One aspect that has made the discourse around normalcy even more convoluted is how it’s intertwined with the concept of endemicity.
In the most recent edition of UCSF magazine, Urgency of Normal signer Dr. Monica Gandhi was asked, “What are you most optimistic about in 2022?” to which she replied, “That we’ll be able to keep the virus under control in the U.S. once it becomes endemic.”
Despite the U.S. reaching 900,000 deaths, the word endemic has been thrown around a lot lately, often to suggest that COVID is becoming a mild infection with which we’ll coexist without serious disruption.
An endemic is a disease that persists within a population, neither spreading exponentially nor dying out. As others have pointed out, endemicity has nothing to do with the severity, incidence, or social harms of a disease.

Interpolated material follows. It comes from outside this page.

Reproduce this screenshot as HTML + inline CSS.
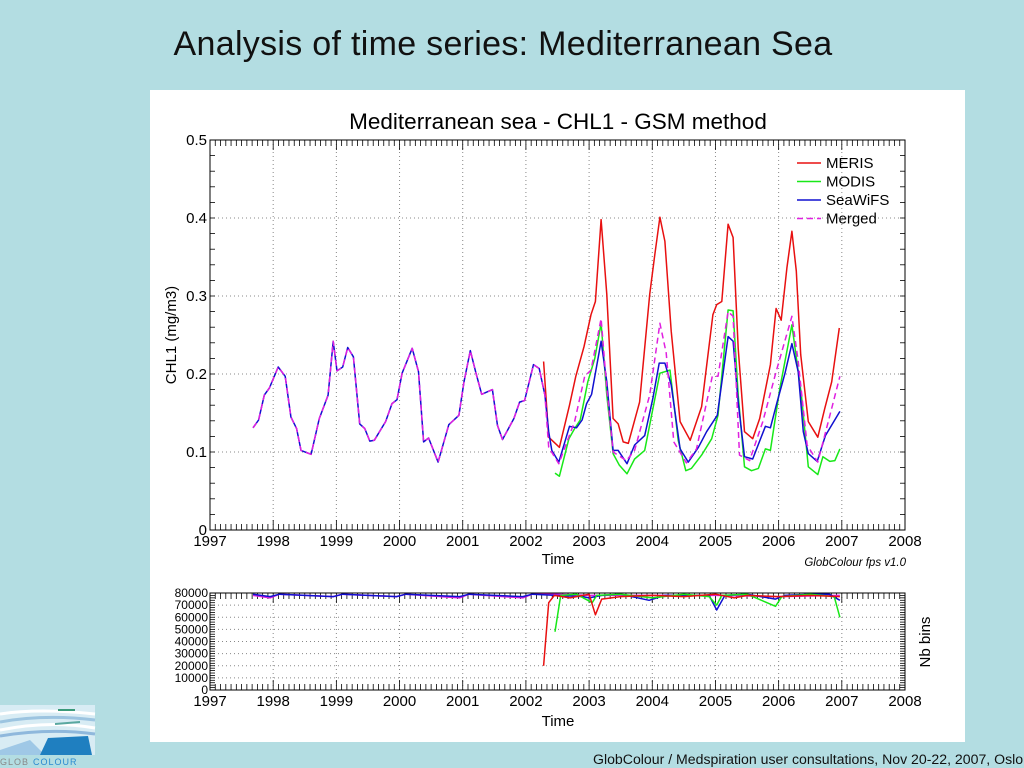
<!DOCTYPE html>
<html><head><meta charset="utf-8">
<style>
html,body{margin:0;padding:0;}
body{width:1024px;height:768px;background:#b3dde2;position:relative;overflow:hidden;font-family:"Liberation Sans",sans-serif;}
#slide-title{position:absolute;left:0;width:1006px;top:25px;text-align:center;font-size:34px;color:#111;font-family:"Liberation Sans",sans-serif;letter-spacing:0.3px;white-space:nowrap;}
#panel{position:absolute;left:150px;top:90px;width:815px;height:652px;background:#fff;}
#footer{position:absolute;left:593px;top:751px;font-size:14.1px;color:#111;white-space:nowrap;}
svg text{font-family:"Liberation Sans",sans-serif;}
</style></head><body>
<div id="slide-title">Analysis of time series: Mediterranean Sea</div>
<div id="panel"></div>
<svg id="logo" style="position:absolute;left:0;top:700px" width="100" height="68">
 <rect x="0" y="5" width="95" height="50" fill="#d8ecf4"/>
 <path d="M0 14 Q40 8 95 14" stroke="#fff" stroke-width="3" fill="none"/>
 <path d="M0 22 Q45 14 95 20" stroke="#9cc4e0" stroke-width="3" fill="none"/>
 <path d="M0 30 Q50 20 95 28" stroke="#fff" stroke-width="3" fill="none"/>
 <path d="M0 36 Q50 28 95 34" stroke="#8fb8dc" stroke-width="3" fill="none"/>
 <path d="M58 10 L75 10" stroke="#3a9a7a" stroke-width="2"/>
 <path d="M55 24 L80 22" stroke="#5aa8a0" stroke-width="2"/>
 <polygon points="0,50 30,40 45,55 0,55" fill="#9fc8e6"/>
 <polygon points="40,55 48,38 88,36 92,55" fill="#1f7fc0"/>
 <text x="0" y="65" font-size="9" fill="#888" letter-spacing="1">GLOB</text>
 <text x="33" y="65" font-size="9" fill="#2a8ad0" letter-spacing="1">COLOUR</text>
</svg>
<div id="footer">GlobColour / Medspiration user consultations, Nov 20-22, 2007, Oslo</div>
<svg id="chart" style="position:absolute;left:0;top:0" width="1024" height="768"></svg>
<script>
// ---- data ----
const seawifsT=[1997.68,1997.77,1997.86,1997.94,1998.08,1998.19,1998.28,1998.37,1998.44,1998.6,1998.73,1998.87,1998.95,1999.01,1999.10,1999.18,1999.27,1999.37,1999.45,1999.53,1999.6,1999.78,1999.88,1999.96,2000.04,2000.2,2000.3,2000.38,2000.46,2000.61,2000.78,2000.94,2001.02,2001.12,2001.21,2001.30,2001.47,2001.55,2001.63,2001.81,2001.9,2001.98,2002.12,2002.21,2002.3,2002.36,2002.41,2002.52,2002.69,2002.8,2002.89,2002.96,2003.04,2003.19,2003.28,2003.38,2003.46,2003.6,2003.72,2003.88,2004.01,2004.11,2004.20,2004.30,2004.44,2004.57,2004.73,2004.86,2005.03,2005.2,2005.28,2005.36,2005.46,2005.59,2005.79,2005.87,2005.97,2006.1,2006.21,2006.31,2006.39,2006.47,2006.61,2006.74,2006.97];
const seawifsV=[0.131,0.141,0.173,0.182,0.209,0.197,0.145,0.130,0.102,0.097,0.143,0.173,0.242,0.204,0.209,0.234,0.222,0.136,0.130,0.114,0.115,0.139,0.162,0.167,0.201,0.233,0.203,0.113,0.118,0.087,0.135,0.147,0.190,0.230,0.201,0.174,0.180,0.134,0.116,0.143,0.164,0.166,0.212,0.207,0.173,0.126,0.102,0.087,0.133,0.131,0.141,0.162,0.174,0.242,0.190,0.102,0.102,0.085,0.109,0.121,0.169,0.214,0.214,0.186,0.104,0.087,0.106,0.126,0.147,0.248,0.242,0.164,0.094,0.091,0.133,0.131,0.162,0.201,0.239,0.203,0.126,0.098,0.088,0.121,0.152];
const mergedT=[1997.68,1997.77,1997.86,1997.94,1998.08,1998.19,1998.28,1998.37,1998.44,1998.6,1998.73,1998.87,1998.95,1999.01,1999.10,1999.18,1999.27,1999.37,1999.45,1999.53,1999.6,1999.78,1999.88,1999.96,2000.04,2000.2,2000.3,2000.38,2000.46,2000.61,2000.78,2000.94,2001.02,2001.12,2001.21,2001.30,2001.47,2001.55,2001.63,2001.81,2001.9,2001.98,2002.12,2002.21,2002.3,2002.36,2002.52,2002.77,2002.93,2003.03,2003.19,2003.28,2003.38,2003.59,2003.72,2003.96,2004.12,2004.22,2004.34,2004.54,2004.70,2004.95,2005.04,2005.2,2005.28,2005.38,2005.54,2005.75,2005.96,2006.21,2006.31,2006.45,2006.62,2006.84,2006.97];
const mergedV=[0.131,0.141,0.173,0.182,0.209,0.197,0.145,0.130,0.102,0.097,0.143,0.173,0.242,0.204,0.209,0.234,0.222,0.136,0.130,0.114,0.115,0.139,0.162,0.167,0.201,0.233,0.203,0.113,0.118,0.087,0.135,0.147,0.190,0.230,0.201,0.174,0.180,0.134,0.116,0.143,0.164,0.166,0.212,0.207,0.173,0.106,0.085,0.139,0.197,0.205,0.271,0.181,0.100,0.089,0.102,0.173,0.265,0.227,0.113,0.086,0.104,0.197,0.197,0.280,0.274,0.096,0.089,0.139,0.203,0.274,0.216,0.109,0.087,0.156,0.197];
const merisT=[2002.28,2002.36,2002.53,2002.69,2002.79,2002.92,2003.03,2003.10,2003.19,2003.28,2003.38,2003.46,2003.54,2003.62,2003.8,2003.96,2004.04,2004.12,2004.20,2004.30,2004.44,2004.60,2004.78,2004.96,2005.02,2005.1,2005.2,2005.28,2005.36,2005.46,2005.59,2005.7,2005.87,2005.96,2006.04,2006.13,2006.21,2006.28,2006.35,2006.47,2006.62,2006.73,2006.84,2006.96];
const merisV=[0.216,0.119,0.106,0.160,0.197,0.235,0.276,0.293,0.398,0.302,0.143,0.136,0.113,0.111,0.164,0.302,0.353,0.401,0.370,0.255,0.139,0.115,0.158,0.276,0.289,0.293,0.392,0.375,0.233,0.126,0.117,0.143,0.212,0.284,0.269,0.336,0.383,0.332,0.225,0.139,0.119,0.156,0.190,0.259];
const modisT=[2002.46,2002.53,2002.68,2002.77,2002.86,2002.98,2003.09,2003.19,2003.28,2003.38,2003.48,2003.6,2003.72,2003.88,2003.99,2004.12,2004.28,2004.41,2004.53,2004.62,2004.78,2004.94,2005.04,2005.20,2005.28,2005.36,2005.46,2005.57,2005.68,2005.79,2005.87,2006.02,2006.21,2006.36,2006.47,2006.62,2006.70,2006.81,2006.89,2006.97];
const modisV=[0.073,0.069,0.117,0.130,0.141,0.190,0.220,0.265,0.173,0.098,0.083,0.072,0.091,0.102,0.147,0.201,0.205,0.115,0.076,0.079,0.096,0.117,0.147,0.282,0.281,0.173,0.081,0.076,0.079,0.104,0.102,0.182,0.263,0.173,0.081,0.071,0.094,0.088,0.089,0.104];
// Nb bins
const binsMerisT=[2002.28,2002.36,2002.45,2002.7,2003.0,2003.1,2003.2,2003.5,2004.0,2004.5,2005.0,2005.3,2005.5,2006.0,2006.5,2006.97];
const binsMerisV=[20000,72000,78000,76000,79000,62000,75000,77000,78000,77000,79000,76000,78000,77000,78000,77000];
const binsModisT=[2002.46,2002.55,2002.8,2003.05,2003.12,2003.5,2004.0,2004.5,2004.9,2005.02,2005.1,2005.5,2005.95,2006.05,2006.5,2006.88,2006.97];
const binsModisV=[48000,78000,79000,72000,78000,79000,76000,79000,77000,70000,78000,79000,69000,77000,79000,77000,60000];
const binsSeawifsT=[1997.68,1997.95,1998.1,1998.95,1999.1,1999.95,2000.1,2000.95,2001.1,2001.95,2002.1,2002.9,2003.0,2003.2,2003.5,2003.95,2004.2,2004.9,2005.02,2005.15,2005.5,2005.95,2006.1,2006.5,2006.8,2006.97];
const binsSeawifsV=[79000,77000,79000,77000,79000,77000,79000,77000,79000,77000,79000,77000,76000,78000,79000,74000,78000,78000,66000,78000,79000,75000,78000,79000,79000,74000];
const binsMergedT=[1997.68,1997.95,1998.1,1998.95,1999.1,1999.95,2000.1,2000.95,2001.1,2001.95,2002.1,2002.5,2003.0,2004.0,2005.0,2006.0,2006.97];
const binsMergedV=[78000,76000,79000,77000,79000,77000,79000,76000,79000,76000,79000,79000,78000,78000,78000,77000,78000];
const xTicks=[1997,1998,1999,2000,2001,2002,2003,2004,2005,2006,2007,2008];
const yTicks=[0,0.1,0.2,0.3,0.4,0.5];
const yTickLabels=["0","0.1","0.2","0.3","0.4","0.5"];
const bTicks=[0,10000,20000,30000,40000,50000,60000,70000,80000];

// ---- drawing ----
const NS="http://www.w3.org/2000/svg";
const svg=document.getElementById('chart');
function mk(tag,attrs,parent,txt){const e=document.createElementNS(NS,tag);for(const k in attrs)e.setAttribute(k,attrs[k]);if(txt!==undefined)e.textContent=txt;(parent||svg).appendChild(e);return e;}
const X0=210,X1=905;
function xs(t){return X0+(t-1997)/(2008-1997)*(X1-X0);}
const Y0=530,Y1=140;
function ys(v){return Y0-v/0.5*(Y0-Y1);}
const B0=690,B1=593;
function yb(v){return B0-v/80000*(B0-B1);}

function frame(top,bot,yTicksArr,yFn,minorStep,ymax,name){
  const g=mk('g',{});
  
  
  xTicks.slice(1,-1).forEach(t=>{const l=mk('line',{x1:xs(t),x2:xs(t),y1:top,y2:bot,stroke:'#888','stroke-width':1,'stroke-dasharray':'1,3'},g);});
  yTicksArr.slice(1,-1).forEach(v=>{const l=mk('line',{x1:X0,x2:X1,y1:yFn(v),y2:yFn(v),stroke:'#888','stroke-width':1,'stroke-dasharray':'1,3'},g);});
  for(let m=0;m<=132;m++){const x=xs(1997+m/12);const len=(m%12===0)?10:6;
    mk('line',{x1:x,x2:x,y1:bot,y2:bot-len,stroke:'#000','stroke-width':0.8},g);
    mk('line',{x1:x,x2:x,y1:top,y2:top+len,stroke:'#000','stroke-width':0.8},g);}
  for(let v=0;v<=ymax+1e-9;v+=minorStep){const y=yFn(v);
    mk('line',{x1:X0,x2:X0+5,y1:y,y2:y,stroke:'#000','stroke-width':0.8},g);
    mk('line',{x1:X1,x2:X1-5,y1:y,y2:y,stroke:'#000','stroke-width':0.8},g);}
  const r=mk('rect',{x:X0,y:top,width:X1-X0,height:bot-top,fill:'none',stroke:'#000','stroke-width':1},g);
  
  xTicks.forEach(t=>{const tx=mk('text',{x:xs(t),y:bot+16,'font-size':15,'text-anchor':'middle'},g,String(t));});
  return g;
}
function line(T,V,xf,yf,color,name,dash){
  let d='';T.forEach((t,i)=>{d+=(i?'L':'M')+xf(t).toFixed(1)+' '+yf(V[i]).toFixed(1);});
  const p=mk('path',{d:d,fill:'none',stroke:color,'stroke-width':1.5,'stroke-linejoin':'round'});
  if(dash)p.setAttribute('stroke-dasharray',dash);
  
  
}
frame(Y1,Y0,yTicks,ys,0.02,0.5,'main-plot');
yTicks.forEach((v,i)=>{const t=mk('text',{x:X0-3,y:ys(v)+5,'font-size':15,'text-anchor':'end'},svg,yTickLabels[i]);});
let t;
t=mk('text',{x:558,y:129,'font-size':22.5,'text-anchor':'middle'},svg,'Mediterranean sea - CHL1 - GSM method');
t=mk('text',{x:176,y:335,'font-size':15,'text-anchor':'middle',transform:'rotate(-90 176 335)'},svg,'CHL1 (mg/m3)');
t=mk('text',{x:558,y:564,'font-size':15,'text-anchor':'middle'},svg,'Time');
t=mk('text',{x:906,y:566,'font-size':11.5,'text-anchor':'end','font-style':'italic'},svg,'GlobColour fps v1.0');

line(modisT,modisV,xs,ys,'#18e818','modis-line');
line(merisT,merisV,xs,ys,'#e81010','meris-line');
line(seawifsT,seawifsV,xs,ys,'#1010d0','seawifs-line');
line(mergedT,mergedV,xs,ys,'#e020e0','merged-line','6,4');

const legendNames=['MERIS','MODIS','SeaWiFS','Merged'];
const legendColors=['#e81010','#18e818','#1010d0','#e020e0'];
legendNames.forEach((n,i)=>{const y=163+i*18.5;
  const g=mk('g',{});
  const l=mk('line',{x1:797,x2:821,y1:y,y2:y,stroke:legendColors[i],'stroke-width':1.5},g);if(i===3)l.setAttribute('stroke-dasharray','6,4');
  mk('text',{x:826,y:y+5,'font-size':15},g,n);});

frame(B1,B0,bTicks,yb,2000,80000,'bins-plot');
bTicks.forEach(v=>{const t=mk('text',{x:X0-2,y:yb(v)+4,'font-size':12,'text-anchor':'end'},svg,String(v));});
t=mk('text',{x:558,y:726,'font-size':15,'text-anchor':'middle'},svg,'Time');
t=mk('text',{x:930,y:642,'font-size':15,'text-anchor':'middle',transform:'rotate(-90 930 642)'},svg,'Nb bins');
line(binsMergedT,binsMergedV,xs,yb,'#e020e0','bins-merged-line');
line(binsSeawifsT,binsSeawifsV,xs,yb,'#1010d0','bins-seawifs-line');
line(binsModisT,binsModisV,xs,yb,'#18e818','bins-modis-line');
line(binsMerisT,binsMerisV,xs,yb,'#e81010','bins-meris-line');
</script>
</body></html>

To take just one example, prior to COVID, the number one cause of infectious disease deaths globally was tuberculosis, an endemic disease that killed 1.5 million people in 2020 and infects 25% of the world’s population.
Tuberculosis is a good example of an endemic that kills large numbers of people, and it’s also a good example of an infectious disease that is easy for people with privilege to ignore - most of those deaths are people who are socially marginalized or live in low income countries.
When public health professionals like Dr. Gandi or SF Health Officer Dr. Susan Phillips say endemic, what they really mean is, whatever amount of disease and death we decide is acceptable. Ultimately, however, the meaning of endemicity is rooted in infectious disease dynamics. It doesn’t tell us whether we should fight a pathogen or ignore it or what our strategy should be — that’s a choice we have to make.
If COVID stops spreading exponentially, but continues to have a disproportionate impact on communities of color, will we declare the pandemic over and go back to our normal lives?
When Dr. Prasad argued for letting children fight off viruses as part of a “normal” childhood, he obviously wasn’t thinking about kids with leukemia or pulmonary conditions or primary immune deficiencies.
Are we okay with children dying of COVID if the ones who die have comorbidities? Are we okay with elders, disabled people, and immunocompromised people dying?
What about telling them that they can take actions to protect themselves, but we’re done trying to protect each other?
Applied to other infectious diseases, this thinking seems absurd. We don’t tell people that they can stop wearing condoms if it was only to protect other people. We vaccinate kids against polio even though fewer than 1% of people with polio become paralyzed — we don’t advocate for “natural” immunity.
Part of public health is taking actions you might never benefit from personally because we’ve decided other people’s lives have value.
The COVID pandemic is not over yet. What that means for the future depends on what we choose to accept as normal.
If we decide that public health is the responsibility of individuals, that high death rates among those with little political power are acceptable, and that the wants of the healthy outweigh the needs of the sick or at-risk, then the normal that brought us here will persist and the crisis will continue or worsen.
But if we decide that we should in fact care deeply about other people, that public health does not mean every individual for themself, and that the 900,000 deaths in the U.S. were not inevitable, then a better future is possible.